The exchange for re alignment of a new geo political philosophy may have rejuvenated him to posture and grand stand over aligning to the Chinese. Interestingly he has acknowledged staying with Washington would be in his country’s best interest however he followed up with a sarcastic jab that he won’t travel there in his lifetime.
The foreign policy angle is no doubt the core of Manila exploring to strengthen its ties with Beiing and ASEAN and may be in the midst of it those words of separation were given a lot of weight. On the contrary the South China Sea dispute and claims of Chinese hold over the disputed waters wont dilute or get washed away by this new found friendship.
Mr Duterte has to opt for a leverage. Even if ties with Washington in lieu with other spheres may not get affected, a dent even in military cooperation is something Manila cant risk in the advent of a Chinese occupation and dominance in the region. Although phrases like ‘’spring time’’ and ‘’milestone’’ were used as adjectives in the air to describe the new relationship when Chinese President met the new coronated Filipino leader, ‘’United states has lost’’ rhetoric seemed to have been a product of a mixed variety. Improvement in relations was there but it was more sort of an elaborate photo opportunity.
Whilst a partly investments and big business worth multiple billion dollars was hailed as ground breaking, an energy rich South China Sea embedded with a 5 trillion-dollar trade traffic is mouth-watering to think about being regional brothers and oriental.
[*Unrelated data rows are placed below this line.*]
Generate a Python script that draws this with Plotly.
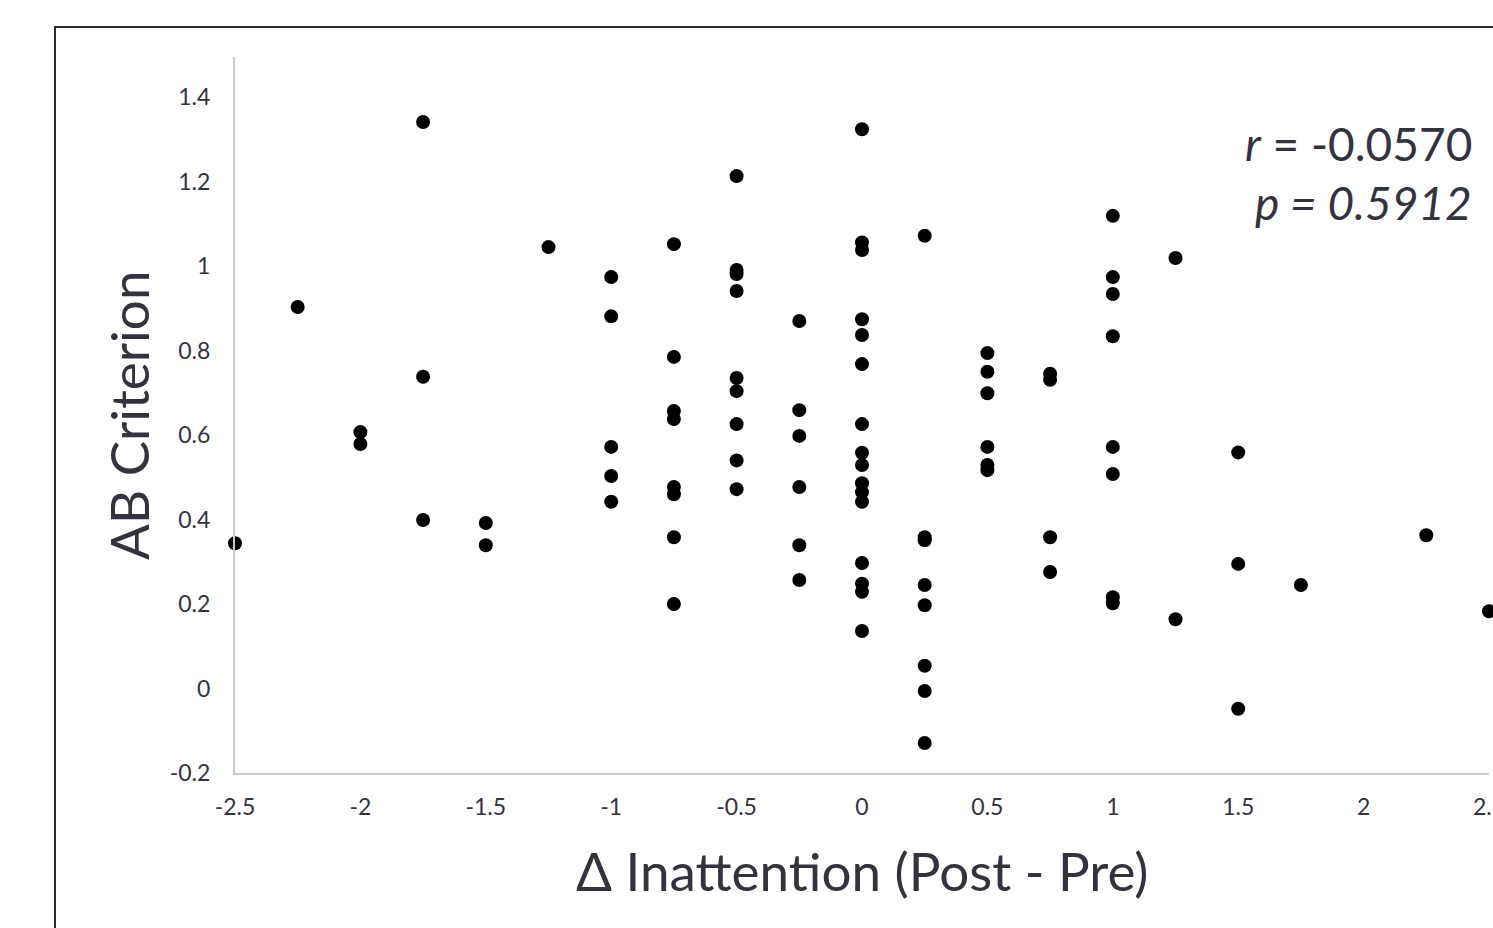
import plotly.graph_objects as go

# Data
delta_inattention = (
    [-2.5] + [-2.25] + [-2.0] * 2 + [-1.75] * 3 + [-1.5] * 2 + [-1.25]
    + [-1.0] * 5 + [-0.75] * 8 + [-0.5] * 9 + [-0.25] * 6 + [0.0] * 16
    + [0.25] * 8 + [0.5] * 6 + [0.75] * 4 + [1.0] * 8 + [1.25] * 2
    + [1.5] * 3 + [1.75] + [2.25] + [2.5]
)
ab_criterion = (
    [0.344]
    + [0.903]
    + [0.607, 0.579]
    + [1.341, 0.738, 0.399]
    + [0.392, 0.339]
    + [1.045]
    + [0.974, 0.881, 0.572, 0.503, 0.442]
    + [1.052, 0.785, 0.657, 0.638, 0.477, 0.460, 0.358, 0.200]
    + [1.213, 0.991, 0.981, 0.941, 0.735, 0.704, 0.626, 0.540, 0.472]
    + [0.870, 0.659, 0.598, 0.477, 0.339, 0.257]
    + [1.324, 1.056, 1.038, 0.874, 0.837, 0.768, 0.626, 0.558, 0.529,
       0.486, 0.465, 0.442, 0.297, 0.248, 0.229, 0.136]
    + [1.072, 0.358, 0.351, 0.245, 0.197, 0.054, -0.006, -0.129]
    + [0.794, 0.750, 0.699, 0.572, 0.529, 0.517]
    + [0.745, 0.731, 0.358, 0.276]
    + [1.119, 0.974, 0.934, 0.834, 0.572, 0.508, 0.216, 0.202]
    + [1.019, 0.164]
    + [0.559, 0.295, -0.048]
    + [0.245]
    + [0.363]
    + [0.183]
)

x_tick_vals = [-2.5, -2.0, -1.5, -1.0, -0.5, 0.0, 0.5, 1.0, 1.5, 2.0, 2.5]
x_tick_text = ["-2.5", "-2", "-1.5", "-1", "-0.5", "0", "0.5", "1", "1.5", "2", "2.5"]
y_tick_vals = [-0.2, 0.0, 0.2, 0.4, 0.6, 0.8, 1.0, 1.2, 1.4]
y_tick_text = ["-0.2", "0", "0.2", "0.4", "0.6", "0.8", "1", "1.2", "1.4"]

x_title = "Δ Inattention (Post - Pre)"
y_title = "AB Criterion"
r_text = "<i>r</i> = -0.0570"
p_text = "<i>p = 0.5912</i>"

W, H = 1493, 928
L, R, T, B = 235, 4, 57, 155
pw, ph = W - L - R, H - T - B

def px(xp):
    return (xp - L) / pw

def py(yp):
    return (H - B - yp) / ph

FONT = "Lato, 'Open Sans', sans-serif"
TXT = "#33333f"
AXC = "#c9c9d9"
TICK_SIZE = 23

fig = go.Figure()
fig.add_trace(go.Scatter(
    x=delta_inattention, y=ab_criterion, mode="markers",
    marker=dict(color="black", size=14, line=dict(width=0)),
    cliponaxis=False, showlegend=False,
))

annotations = [
    dict(text=y_title, xref="paper", yref="paper", x=px(128), y=py(416),
         textangle=-90, showarrow=False, xanchor="center", yanchor="middle",
         font=dict(size=53, color=TXT, family=FONT)),
    dict(text=x_title, xref="paper", yref="paper", x=px(862), y=py(870),
         showarrow=False, xanchor="center", yanchor="middle",
         font=dict(size=53, color=TXT, family=FONT)),
    dict(text=r_text, xref="paper", yref="paper", x=px(1474), y=py(144),
         showarrow=False, xanchor="right", yanchor="middle",
         font=dict(size=46, color=TXT, family=FONT)),
    dict(text=p_text, xref="paper", yref="paper", x=px(1474), y=py(202),
         showarrow=False, xanchor="right", yanchor="middle",
         font=dict(size=46, color=TXT, family=FONT)),
]
# the last x tick label runs off the page edge in the reference
annotations.append(dict(
    text=x_tick_text[-1], xref="x", yref="paper", x=x_tick_vals[-1], y=py(806),
    showarrow=False, xanchor="center", yanchor="middle",
    font=dict(size=TICK_SIZE, color=TXT, family=FONT),
))

fig.update_layout(
    width=W, height=H,
    margin=dict(l=L, r=R, t=T, b=B),
    paper_bgcolor="white", plot_bgcolor="white",
    font=dict(family=FONT, color=TXT),
    xaxis=dict(
        range=[-2.5, 2.5], tickvals=x_tick_vals[:-1], ticktext=x_tick_text[:-1],
        showgrid=False, zeroline=False, showline=True, linecolor=AXC, linewidth=2,
        ticks="outside", ticklen=12, tickcolor="rgba(0,0,0,0)",
        tickfont=dict(size=TICK_SIZE, color=TXT, family=FONT),
    ),
    yaxis=dict(
        range=[-0.2, 1.495], tickvals=y_tick_vals, ticktext=y_tick_text,
        showgrid=False, zeroline=False, showline=True, linecolor=AXC, linewidth=2,
        ticks="outside", ticklen=18, tickcolor="rgba(0,0,0,0)",
        tickfont=dict(size=TICK_SIZE, color=TXT, family=FONT),
    ),
    shapes=[dict(
        type="rect", xref="paper", yref="paper",
        x0=px(55), x1=px(1510), y0=py(945), y1=py(27),
        line=dict(color="#2b2b38", width=2), fillcolor="rgba(0,0,0,0)",
        layer="below",
    )],
    annotations=annotations,
)

fig.write_html("out.html")
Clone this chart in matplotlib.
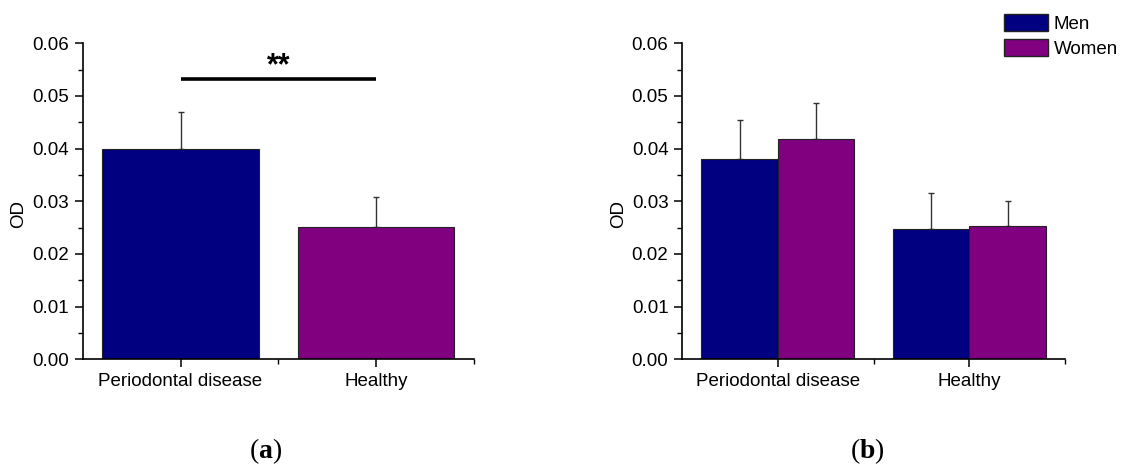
import matplotlib
matplotlib.use("Agg")
import matplotlib.pyplot as plt
import numpy as np
from matplotlib.ticker import MultipleLocator, FixedLocator
from matplotlib.patches import Patch

plt.rcParams['font.family'] = ['Liberation Sans', 'DejaVu Sans']
plt.rcParams['mathtext.fontset'] = 'custom'
plt.rcParams['mathtext.rm'] = 'Liberation Serif'
plt.rcParams['mathtext.bf'] = 'Liberation Serif:bold'

categories = ["Periodontal disease", "Healthy"]
# Panel (a)
a_values = [0.0399, 0.0251]
a_err = [0.0071, 0.0058]
# Panel (b)
men_values = [0.0380, 0.0247]
men_err = [0.0074, 0.0069]
women_values = [0.0419, 0.0254]
women_err = [0.0067, 0.0047]
series_names = ["Men", "Women"]
sig_label = "**"
sig_y = 0.0533
panel_labels = ["a", "b"]

NAVY = "#000080"
PURPLE = "#800080"
FS = 13.5

fig = plt.figure(figsize=(11.24, 4.67), dpi=100)
ax1 = fig.add_axes([0.0736, 0.2306, 0.3481, 0.6767])
ax2 = fig.add_axes([0.6070, 0.2306, 0.3405, 0.6767])

def style(ax, xlab):
    ax.set_xlim(-0.5, 1.5)
    ax.set_ylim(0, 0.06)
    ax.spines['top'].set_visible(False)
    ax.spines['right'].set_visible(False)
    for s in ('left', 'bottom'):
        ax.spines[s].set_linewidth(1.2)
    ax.yaxis.set_minor_locator(MultipleLocator(0.005))
    ax.set_yticks(np.arange(0, 0.0601, 0.01))
    ax.set_yticklabels([f"{v:.2f}" for v in np.arange(0, 0.0601, 0.01)])
    ax.set_xticks(range(len(categories)))
    ax.set_xticklabels(categories)
    ax.xaxis.set_minor_locator(FixedLocator([0.5, 1.5]))
    ax.tick_params(axis='both', which='major', direction='out', length=6, width=1.1, labelsize=FS, pad=4)
    ax.tick_params(axis='both', which='minor', direction='out', length=3.5, width=1.0)
    ax.set_ylabel("OD", fontsize=FS)
    ax.yaxis.set_label_coords(xlab, 0.46)

x = np.arange(len(categories))
ax1.bar(x, a_values, width=0.8, color=[NAVY, PURPLE], edgecolor="#222222", linewidth=0.8, zorder=2)
ax1.errorbar(x, a_values, yerr=[np.zeros(len(a_err)), a_err], fmt='none', ecolor="#333333",
             elinewidth=1.0, capsize=2.3, capthick=1.0, zorder=1)
ax1.plot([0, 1], [sig_y, sig_y], color='black', lw=2.6, clip_on=False, solid_capstyle='butt')
ax1.text(0.5, 0.0557, sig_label, ha='center', va='center', fontsize=22, fontweight='bold')
style(ax1, -0.142)

w = 0.4
ax2.bar(x - w / 2, men_values, width=w, color=NAVY, edgecolor="#222222", linewidth=0.8, zorder=2)
ax2.bar(x + w / 2, women_values, width=w, color=PURPLE, edgecolor="#222222", linewidth=0.8, zorder=2)
ax2.errorbar(x - w / 2, men_values, yerr=[np.zeros(2), men_err], fmt='none', ecolor="#333333",
             elinewidth=1.0, capsize=2.3, capthick=1.0, zorder=1)
ax2.errorbar(x + w / 2, women_values, yerr=[np.zeros(2), women_err], fmt='none', ecolor="#333333",
             elinewidth=1.0, capsize=2.3, capthick=1.0, zorder=1)
style(ax2, -0.144)

handles = [Patch(facecolor=NAVY, edgecolor="#222222", label=series_names[0]),
           Patch(facecolor=PURPLE, edgecolor="#222222", label=series_names[1])]
fig.legend(handles=handles, loc='upper right', bbox_to_anchor=(0.998, 0.977), frameon=False,
           fontsize=FS, handlelength=2.35, handleheight=1.0, handletextpad=0.3, labelspacing=0.3,
           borderaxespad=0.0, borderpad=0.2)

for lab, xc in zip(panel_labels, [0.236, 0.772]):
    fig.text(xc, 0.019, "(" + r"$\mathbf{" + lab + "}$" + ")", fontsize=20,
             family='Liberation Serif', ha='center', va='baseline')

fig.savefig("out.png", dpi=100)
The newly elected President and his drift towards the Chinese was reportedly to severe from ‘imperialistic colonialism’ and domination by the US. However, the second largest economy in the world is more prone to making its own colonies and so strategic initiatives with respect to foreign policies cannot be taken by a simple break and align formula but an overlapping gleam of leverages and associations. This is especially when the majority of the population at home still favor better relations with the US than all the cheer leading show of power hosted by the Communist Beijing as a so called regional Pacific show of strength.